=== Aim ===
Set the lines down again exactly, first line through the line that contains "plt.rcParams['font.family'] = ['Liberation", with no pictures.

☆ ☆ ☆ ☆ ☆ ☆ ☆

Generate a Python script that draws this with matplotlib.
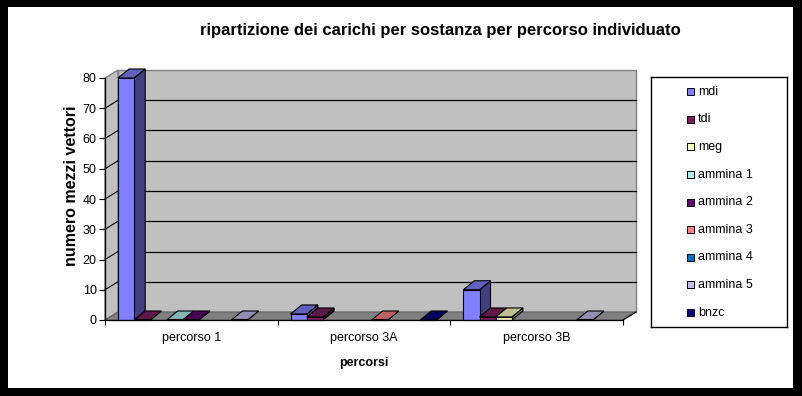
import matplotlib.pyplot as plt
from matplotlib.patches import Rectangle, Polygon
import numpy as np

plt.rcParams['font.family'] = ['Liberation Sans', 'DejaVu Sans']

categories = ['percorso 1', 'percorso 3A', 'percorso 3B']
series = ['mdi', 'tdi', 'meg', 'ammina 1', 'ammina 2', 'ammina 3', 'ammina 4', 'ammina 5', 'bnzc']
nan = np.nan
values = {
    'mdi':      [80, 2, 10],
    'tdi':      [0, 1, 1],
    'meg':      [nan, nan, 1],
    'ammina 1': [0, nan, nan],
    'ammina 2': [0, nan, nan],
    'ammina 3': [nan, 0, nan],
    'ammina 4': [nan, nan, nan],
    'ammina 5': [0, nan, 0],
    'bnzc':     [nan, 0, nan],
}
colors = ['#8080FF', '#802060', '#FFFFC0', '#B0F0F0', '#600070',
          '#FF8080', '#0070C0', '#C0C0F0', '#000080']
yticks = list(range(0, 81, 10))

W_PX, H_PX = 802, 396
fig = plt.figure(figsize=(W_PX / 100, H_PX / 100), dpi=100, facecolor='black')
fig.patches.append(Rectangle((8 / W_PX, 8 / H_PX), 785 / W_PX, 381 / H_PX,
                             transform=fig.transFigure, fc='white', ec='none', zorder=-10))

# front frame of the plot: x 105..623 px, y 320..78 px
ax = fig.add_axes([105 / W_PX, 76 / H_PX, 518 / W_PX, 242 / H_PX])
ax.set_xlim(0, 3)
ax.set_ylim(0, 80)
ax.set_facecolor('none')

# depth offsets in data units (13 px right, 8 px up)
DX = 13 / 518 * 3
DY = 8 / 242 * 80
BDX = 11 / 518 * 3
BDY = 9 / 242 * 80

# walls and floor
ax.add_patch(Rectangle((DX, DY), 3, 80, fc='#C0C0C0', ec='#808080', lw=1, zorder=1, clip_on=False))
ax.add_patch(Polygon([(0, 0), (DX, DY), (DX, 80 + DY), (0, 80)], closed=True,
                     fc='#C0C0C0', ec='#808080', lw=1, zorder=1, clip_on=False))
ax.add_patch(Polygon([(0, 0), (3, 0), (3 + DX, DY), (DX, DY)], closed=True,
                     fc='#808080', ec='#606060', lw=0.8, zorder=1, clip_on=False))
ax.plot([3, 3 + DX], [0, DY], color='black', lw=0.8, zorder=1.2, clip_on=False)
for v in yticks[1:-1]:
    ax.plot([DX, 3 + DX], [v + DY, v + DY], color='black', lw=0.9, zorder=1.5, clip_on=False)
    ax.plot([0, DX], [v, v + DY], color='black', lw=0.8, zorder=1.5, clip_on=False)


def shade(c, f):
    r, g, b = [int(c[k:k + 2], 16) / 255 for k in (1, 3, 5)]
    return (r * f, g * f, b * f)


GROUP_OFF = 13 / 172.7
BAR_W = 16.2 / 172.7
z = 2
for i in range(len(categories)):
    for j, name in enumerate(series):
        h = values[name][i]
        if np.isnan(h):
            continue
        x = i + GROUP_OFF + j * BAR_W
        c = colors[j]
        kw = dict(ec='black', lw=0.8, clip_on=False, zorder=z)
        ax.add_patch(Polygon([(x + BAR_W, 0), (x + BAR_W + BDX, BDY), (x + BAR_W + BDX, h + BDY), (x + BAR_W, h)],
                             closed=True, fc=shade(c, 0.5), **kw))
        ax.add_patch(Polygon([(x, h), (x + BAR_W, h), (x + BAR_W + BDX, h + BDY), (x + BDX, h + BDY)],
                             closed=True, fc=shade(c, 0.75), **kw))
        ax.add_patch(Rectangle((x, 0), BAR_W, max(h, 0.4), fc=c, **kw))
        z += 0.01

for s in ['top', 'right']:
    ax.spines[s].set_visible(False)
for s in ['left', 'bottom']:
    ax.spines[s].set_color('black')
    ax.spines[s].set_linewidth(0.9)
    ax.spines[s].set_zorder(5)

ax.set_yticks(yticks)
ax.tick_params(axis='y', direction='out', length=4.5, width=0.8, labelsize=9, pad=1.5, colors='black')
ax.set_xticks([0, 1, 2, 3])
ax.set_xticklabels([])
ax.tick_params(axis='x', which='major', direction='out', length=3.5, width=0.8)
ax.set_xticks([0.5, 1.5, 2.5], minor=True)
ax.set_xticklabels(categories, minor=True)
ax.tick_params(axis='x', which='minor', length=0, labelsize=9, pad=9)

ax.set_xlabel('percorsi', fontsize=9, fontweight='bold', labelpad=9)
ax.set_ylabel('numero mezzi vettori', fontsize=11.5, fontweight='bold', va='center')
ax.yaxis.set_label_coords(-33 / 518, (320 - 185.5) / 242)

fig.text(440 / W_PX, 1 - 30 / H_PX, 'ripartizione dei carichi per sostanza per percorso individuato',
         ha='center', va='center', fontsize=12, fontweight='bold')

# legend box
lax = fig.add_axes([651 / W_PX, (396 - 327) / H_PX, 136 / W_PX, 250 / H_PX])
lax.set_xlim(0, 136)
lax.set_ylim(250, 0)
lax.set_xticks([])
lax.set_yticks([])
for s in lax.spines.values():
    s.set_color('black')
    s.set_linewidth(1)
for j, name in enumerate(series):
    yc = 14.7 + 27.6 * j
    lax.add_patch(Rectangle((36, yc - 3.5), 7, 7, fc=colors[j], ec='black', lw=0.7))
    lax.text(47, yc, name, fontsize=9, va='center', ha='left')

fig.savefig('out.png', dpi=100, facecolor='black')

☆ ☆ ☆ ☆ ☆ ☆ ☆

=== Solution for this exercise ===
Generate a Python script that draws this with matplotlib.
import matplotlib.pyplot as plt
from matplotlib.patches import Rectangle, Polygon
import numpy as np

plt.rcParams['font.family'] = ['Liberation Sans', 'DejaVu Sans']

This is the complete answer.